幸枝さんの死後、家の中を泣きながら整理していた正夫さんは幸枝さんがつけていた家計簿のなかに一枚の紙片がはさまれているのに気づいた。

正夫様
いつも具合がわるくてごめんなさい。
正夫ちゃんには いつも迷惑ばっかりかけてごめんなさい。
今の幸枝の体は、いままでで一番つらい状態です。
自分ではどーしようもないくらいです。
だからインスリンうちました。
もし、正夫ちゃんが、かえってきて幸枝がへんになっていてももうあわてないでください。
はっきりいってこんな風なら「死んだほうが楽かも」と思っています。
結局迷惑かけっぱなしでごめんなさい。

いつまでたっても元気にはなれないし、正夫ちゃんにはもうこれ以上めいわくかけたくないの。
何もしれやれん。
病院にも行けない。
手術もできない。
普通に元気にでいいのに。
何でうまくいかんのやろうね
注射打ってもいき続けて、私っていったい何者?
人間じゃないよ
これからの長い人生、ずっとこのままじゃ気が狂うよ。
どんたく楽しかったよ。
ありがとう。
私の出会った人の中で
あなたが一番いい男でした。

どんたくは福岡のお祭り。彼女が死んだのが4月2日でどんたくが例年5月3、4日ぐらいにやるから、彼女は約1年前の祭りのことを「どんたく たのしかったよ ありがとう」といっていたのだろう。

luxemburgさんが述べられているように、
「具合が悪くてごめんなさい」と謝らなければならない国、「普通に元気でいいのに」、ただそれだけのしあわせが与えられない国
になることが、小泉さんの言う「痛みに耐えてよく頑張った」結果でしょうか!

今朝の読売新聞では、給食費や学用品代、修学旅行費などの「就学援助」を受けた小・中学生はこの4年間で約36%も増え、全体の1割を超える!計約133万7000人とのことです。

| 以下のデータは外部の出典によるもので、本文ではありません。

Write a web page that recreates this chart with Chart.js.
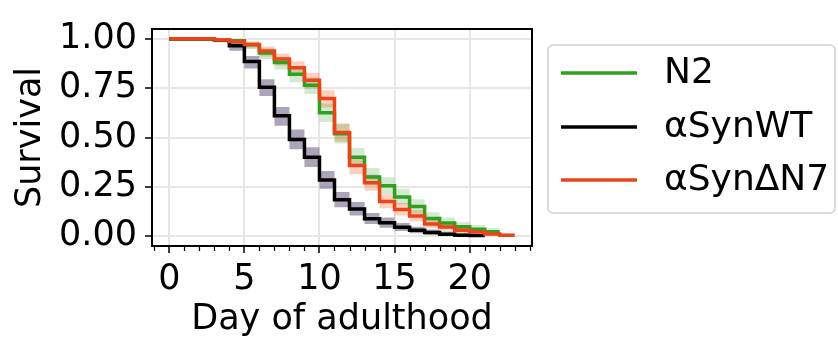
<!DOCTYPE html>
<html><head><meta charset="utf-8">
<script src="https://cdn.jsdelivr.net/npm/chart.js@4/dist/chart.umd.min.js"></script>
<style>html,body{margin:0;padding:0;background:#fff;}canvas{display:block}</style>
</head><body>
<canvas id="c" width="838" height="337"></canvas>
<script>
const seriesLabels = ['N2', 'αSynWT', 'αSynΔN7'];
const days = [0,1,2,3,4,5,6,7,8,9,10,11,12,13,14,15,16,17,18,19,20,21,22,23];
const xTicks = [0,5,10,15,20];
const yTicks = [0,0.25,0.5,0.75,1];

// N2 (days 0..22)
const n2Survival = [1,1,1,0.995,0.99,0.97,0.928,0.88,0.82,0.765,0.626,0.519,0.40,0.30,0.255,0.199,0.15,0.09,0.066,0.047,0.035,0.022,0.022];
const n2Lower    = [1,1,1,0.985,0.975,0.948,0.898,0.845,0.78,0.72,0.578,0.47,0.352,0.256,0.213,0.16,0.114,0.062,0.042,0.027,0.018,0.009,0.009];
const n2Upper    = [1,1,1,1,0.998,0.986,0.953,0.91,0.856,0.806,0.672,0.567,0.447,0.345,0.298,0.24,0.187,0.121,0.094,0.071,0.057,0.04,0.04];

// aSynWT (days 0..21)
const wtSurvival = [1,1,1,0.995,0.965,0.885,0.755,0.61,0.49,0.40,0.285,0.185,0.138,0.088,0.068,0.045,0.03,0.018,0.01,0.005,0.003,0.003];
const wtLower    = [1,1,1,0.983,0.94,0.85,0.71,0.56,0.44,0.35,0.24,0.147,0.105,0.061,0.043,0.026,0.015,0.007,0.003,0.001,0,0];
const wtUpper    = [1,1,1,1,0.982,0.913,0.795,0.655,0.54,0.45,0.33,0.224,0.173,0.117,0.094,0.066,0.048,0.034,0.023,0.015,0.011,0.011];

// aSynDN7 (days 0..23)
const dn7Survival = [1,1,1,0.995,0.987,0.972,0.938,0.898,0.853,0.79,0.698,0.525,0.358,0.27,0.175,0.135,0.102,0.062,0.046,0.03,0.022,0.011,0.005,0.005];
const dn7Lower    = [1,1,1,0.984,0.972,0.952,0.91,0.865,0.816,0.748,0.652,0.478,0.314,0.23,0.141,0.105,0.075,0.041,0.028,0.016,0.01,0.004,0.001,0.001];
const dn7Upper    = [1,1,1,1,0.996,0.987,0.961,0.926,0.886,0.828,0.74,0.572,0.404,0.312,0.212,0.168,0.133,0.087,0.068,0.048,0.038,0.024,0.015,0.015];

const lineColors = ['#31a01f', '#000000', '#eb4418'];
const bandColors = ['rgba(44,160,44,0.22)', 'rgba(70,55,100,0.45)', 'rgba(255,80,20,0.27)'];

const pts = vals => vals.map((v, i) => ({x: days[i], y: v}));

function band(lo, hi, color) {
  return [
    {data: pts(lo), stepped: 'before', borderWidth: 0, pointRadius: 0, fill: false, order: 10, backgroundColor: 'rgba(0,0,0,0)'},
    {data: pts(hi), stepped: 'before', borderWidth: 0, pointRadius: 0, fill: '-1', order: 10, backgroundColor: color}
  ];
}
function line(vals, i, order) {
  return {label: seriesLabels[i], data: pts(vals), stepped: 'before', borderColor: lineColors[i], borderWidth: 3.5,
          pointRadius: 0, fill: false, order: order, borderJoinStyle: 'miter', borderCapStyle: 'butt'};
}

const datasets = [
  ...band(n2Lower, n2Upper, bandColors[0]),
  ...band(wtLower, wtUpper, bandColors[1]),
  ...band(dn7Lower, dn7Upper, bandColors[2]),
  line(n2Survival, 0, 3),
  line(wtSurvival, 1, 2),
  line(dn7Survival, 2, 1)
];

const FONT = 'DejaVu Sans';
Chart.defaults.font.family = FONT;
Chart.defaults.color = '#000';

const extras = {
  id: 'extras',
  afterDraw(chart) {
    const {ctx, chartArea: a, scales: {x}} = chart;
    ctx.save();
    ctx.strokeStyle = '#000';
    ctx.lineWidth = 2;
    ctx.strokeRect(a.left, a.top, a.right - a.left, a.bottom - a.top);
    ctx.lineWidth = 1.2;
    ctx.beginPath();
    for (let d = Math.ceil(x.min); d <= Math.floor(x.max); d++) {
      if (xTicks.includes(d)) continue;
      const px = Math.round(x.getPixelForValue(d)) + 0.5;
      ctx.moveTo(px, a.bottom + 1);
      ctx.lineTo(px, a.bottom + 5);
    }
    ctx.stroke();

    // legend
    const lx = 548, ly = 45, lw = 287, lh = 168, r = 5;
    ctx.beginPath();
    ctx.moveTo(lx + r, ly);
    ctx.arcTo(lx + lw, ly, lx + lw, ly + lh, r);
    ctx.arcTo(lx + lw, ly + lh, lx, ly + lh, r);
    ctx.arcTo(lx, ly + lh, lx, ly, r);
    ctx.arcTo(lx, ly, lx + lw, ly, r);
    ctx.closePath();
    ctx.fillStyle = 'rgba(255,255,255,0.8)';
    ctx.fill();
    ctx.strokeStyle = '#d0d0d0';
    ctx.lineWidth = 1.5;
    ctx.stroke();
    const rows = [73, 127, 180];
    ctx.font = '36px "' + FONT + '"';
    ctx.textBaseline = 'middle';
    ctx.textAlign = 'left';
    seriesLabels.forEach((lab, i) => {
      ctx.strokeStyle = lineColors[i];
      ctx.lineWidth = 3.5;
      ctx.beginPath();
      ctx.moveTo(561, rows[i]);
      ctx.lineTo(637, rows[i]);
      ctx.stroke();
      ctx.fillStyle = '#000';
      ctx.fillText(lab, 664, rows[i] + 1);
    });
    ctx.restore();
  }
};

new Chart(document.getElementById('c'), {
  type: 'line',
  data: {datasets},
  options: {
    responsive: false,
    animation: false,
    devicePixelRatio: 1,
    layout: {padding: {top: 17, right: 306, left: 0, bottom: 0}},
    plugins: {legend: {display: false}, tooltip: {enabled: false}},
    scales: {
      x: {
        type: 'linear', min: -1.15, max: 24.15,
        afterBuildTicks: s => { s.ticks = xTicks.map(v => ({value: v})); },
        afterFit: s => { s.height = 91; },
        ticks: {font: {size: 35}, padding: 6, maxRotation: 0, callback: v => String(v)},
        grid: {color: '#e6e6e6', lineWidth: 2, tickColor: '#000', tickLength: 7, tickWidth: 1.5},
        border: {display: true, color: '#000', width: 2},
        title: {display: true, text: 'Day of adulthood', font: {size: 35, lineHeight: 1.0}, padding: {top: 0, bottom: 0}}
      },
      y: {
        type: 'linear', min: -0.05, max: 1.05,
        afterBuildTicks: s => { s.ticks = yTicks.map(v => ({value: v})); },
        afterFit: s => { s.width = 152; },
        ticks: {font: {size: 35}, padding: 8, callback: v => v.toFixed(2)},
        grid: {color: '#e6e6e6', lineWidth: 2, tickColor: '#000', tickLength: 7, tickWidth: 1.5},
        border: {display: true, color: '#000', width: 2},
        title: {display: true, text: 'Survival', font: {size: 35}, padding: {top: 10, bottom: 0}}
      }
    }
  },
  plugins: [extras]
});
</script>
</body></html>
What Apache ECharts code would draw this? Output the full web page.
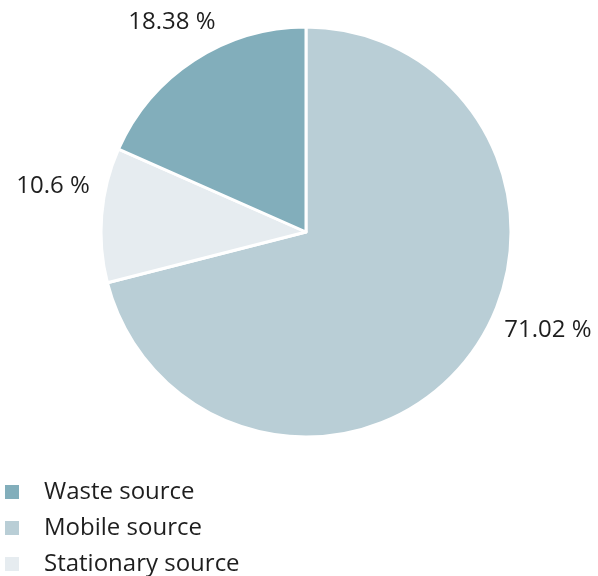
<!DOCTYPE html>
<html>
<head>
<meta charset="utf-8">
<script src="https://cdn.jsdelivr.net/npm/echarts@6/dist/echarts.min.js"></script>
<style>html,body{margin:0;padding:0;background:#fff}#c{width:598px;height:576px}</style>
</head>
<body>
<div id="c"></div>
<script>
const categories = ['Mobile source', 'Stationary source', 'Waste source'];
const values = [71.02, 10.6, 18.38];
const colors = ['#b9ced6', '#e6ecf0', '#82aebb'];
const legendOrder = ['Waste source', 'Mobile source', 'Stationary source'];

// label anchor placement (layout, not data)
const labelPos = {
  'Mobile source': [548, 330],
  'Stationary source': [53, 186],
  'Waste source': [172, 22]
};

const chart = echarts.init(document.getElementById('c'));
chart.setOption({
  animation: false,
  legend: {
    data: legendOrder,
    orient: 'vertical',
    left: 3,
    top: 480,
    padding: 0,
    itemWidth: 16,
    itemHeight: 16,
    itemGap: 12,
    icon: 'rect',
    textStyle: { fontFamily: 'Open Sans', fontSize: 24, lineHeight: 23, color: '#1e1e1e', padding: [0, 0, 0, 19] }
  },
  series: [{
    type: 'pie',
    center: [306, 232],
    radius: [0, 205],
    startAngle: 90,
    clockwise: true,
    data: categories.map((c, i) => ({ name: c, value: values[i], itemStyle: { color: colors[i] } })),
    itemStyle: { borderColor: '#fff', borderWidth: 3 },
    label: {
      show: true,
      position: 'outside',
      formatter: p => p.value + ' %',
      fontFamily: 'Open Sans',
      fontSize: 24,
      color: '#1e1e1e',
      overflow: 'none'
    },
    labelLine: { show: false },
    labelLayout: p => {
      const pos = labelPos[categories[p.dataIndex]];
      return { x: pos[0], y: pos[1], align: 'center', verticalAlign: 'middle', hideOverlap: false };
    },
    emphasis: { disabled: true }
  }]
});
</script>
</body>
</html>
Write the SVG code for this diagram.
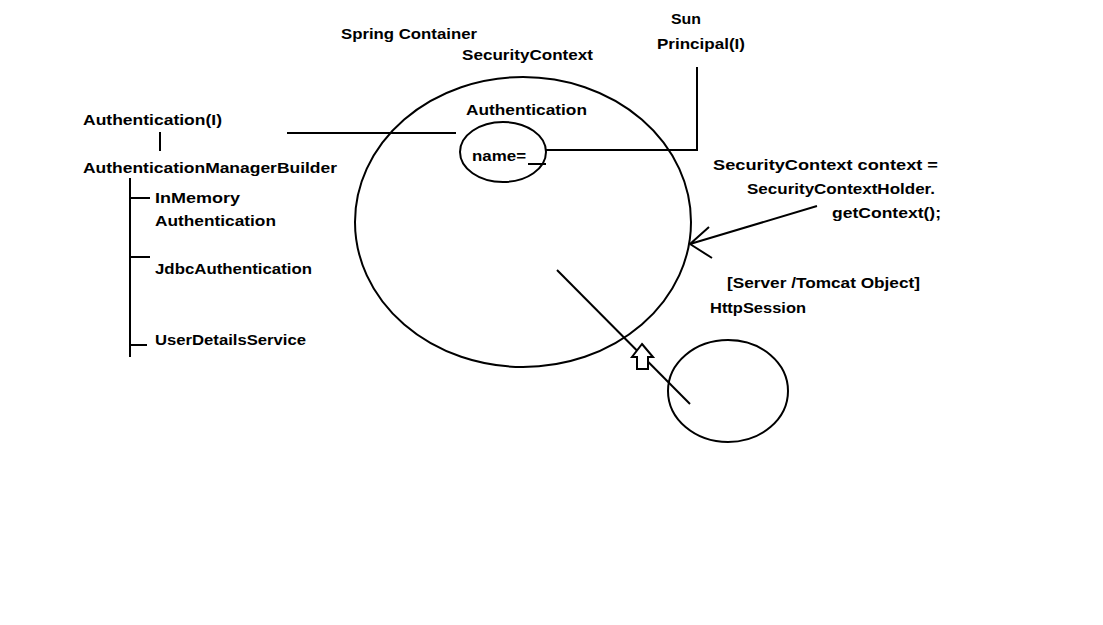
<svg xmlns="http://www.w3.org/2000/svg" width="1103" height="625" viewBox="0 0 1103 625">
<style>
text{font-family:"Liberation Sans",Arial,sans-serif;font-weight:bold;font-size:15.5px;fill:#000}
.s{fill:none;stroke:#000;stroke-width:2}
</style>
<rect width="1103" height="625" fill="#fff"/>
<g id="labels">
<text x="341" y="39" textLength="136" lengthAdjust="spacingAndGlyphs">Spring Container</text>
<text x="462" y="60" textLength="131" lengthAdjust="spacingAndGlyphs">SecurityContext</text>
<text x="671" y="24" textLength="30" lengthAdjust="spacingAndGlyphs">Sun</text>
<text x="657" y="49" textLength="88" lengthAdjust="spacingAndGlyphs">Principal(I)</text>
<text x="713" y="170" textLength="225" lengthAdjust="spacingAndGlyphs">SecurityContext context =</text>
<text x="747" y="194" textLength="188" lengthAdjust="spacingAndGlyphs">SecurityContextHolder.</text>
<text x="832" y="218" textLength="109" lengthAdjust="spacingAndGlyphs">getContext();</text>
<text x="727" y="288" textLength="193" lengthAdjust="spacingAndGlyphs">[Server /Tomcat Object]</text>
<text x="710" y="313" textLength="96" lengthAdjust="spacingAndGlyphs">HttpSession</text>
</g>
<g id="tree">
<text x="83" y="125" textLength="139" lengthAdjust="spacingAndGlyphs">Authentication(I)</text>
<text x="83" y="173" textLength="254" lengthAdjust="spacingAndGlyphs">AuthenticationManagerBuilder</text>
<text x="155" y="203" textLength="85" lengthAdjust="spacingAndGlyphs">InMemory</text>
<text x="155" y="226" textLength="121" lengthAdjust="spacingAndGlyphs">Authentication</text>
<text x="155" y="274" textLength="157" lengthAdjust="spacingAndGlyphs">JdbcAuthentication</text>
<text x="155" y="345" textLength="151" lengthAdjust="spacingAndGlyphs">UserDetailsService</text>
</g>
<g id="spring-container">
<ellipse class="s" cx="523" cy="222" rx="168" ry="145"/>
<text x="466" y="115" textLength="121" lengthAdjust="spacingAndGlyphs">Authentication</text>
</g>
<g id="authentication">
<ellipse class="s" cx="503" cy="152" rx="43" ry="30"/>
<text x="472" y="161" textLength="54" lengthAdjust="spacingAndGlyphs">name=</text>
<path class="s" d="M528 164 H546"/>
</g>
<g id="http-session">
<ellipse class="s" cx="728" cy="391" rx="60" ry="51"/>
</g>
<g id="connectors">
<path class="s" d="M160 132 V151"/>
<path class="s" d="M130 178 V357 M130 198 H150 M130 257 H150 M130 345 H147"/>
<path class="s" d="M287 133 H456"/>
<path class="s" d="M546 150 H697 V67"/>
<path class="s" d="M817 206 L690 244 M690 244 L709 227 M690 244 L712 258"/>
<path class="s" d="M557 270 L690 404"/>
<path fill="#fff" stroke="#000" stroke-width="2" d="M642 344 L653 357 L648 357 L648 369 L637 369 L637 357 L632 357 Z"/>
</g>
</svg>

文科省が各市町村の教委に行ったアンケート調査の結果では、増加原因の理由は「企業の倒産やリストラ」がトップとのこと、景気がよくなったというのはどこの国の話でしょうか?

「小泉改革」とは、多数の貧しい人々を作りだして、その分の富を少数の「勝ち組」に掻き集めているだけのことなのでしょう。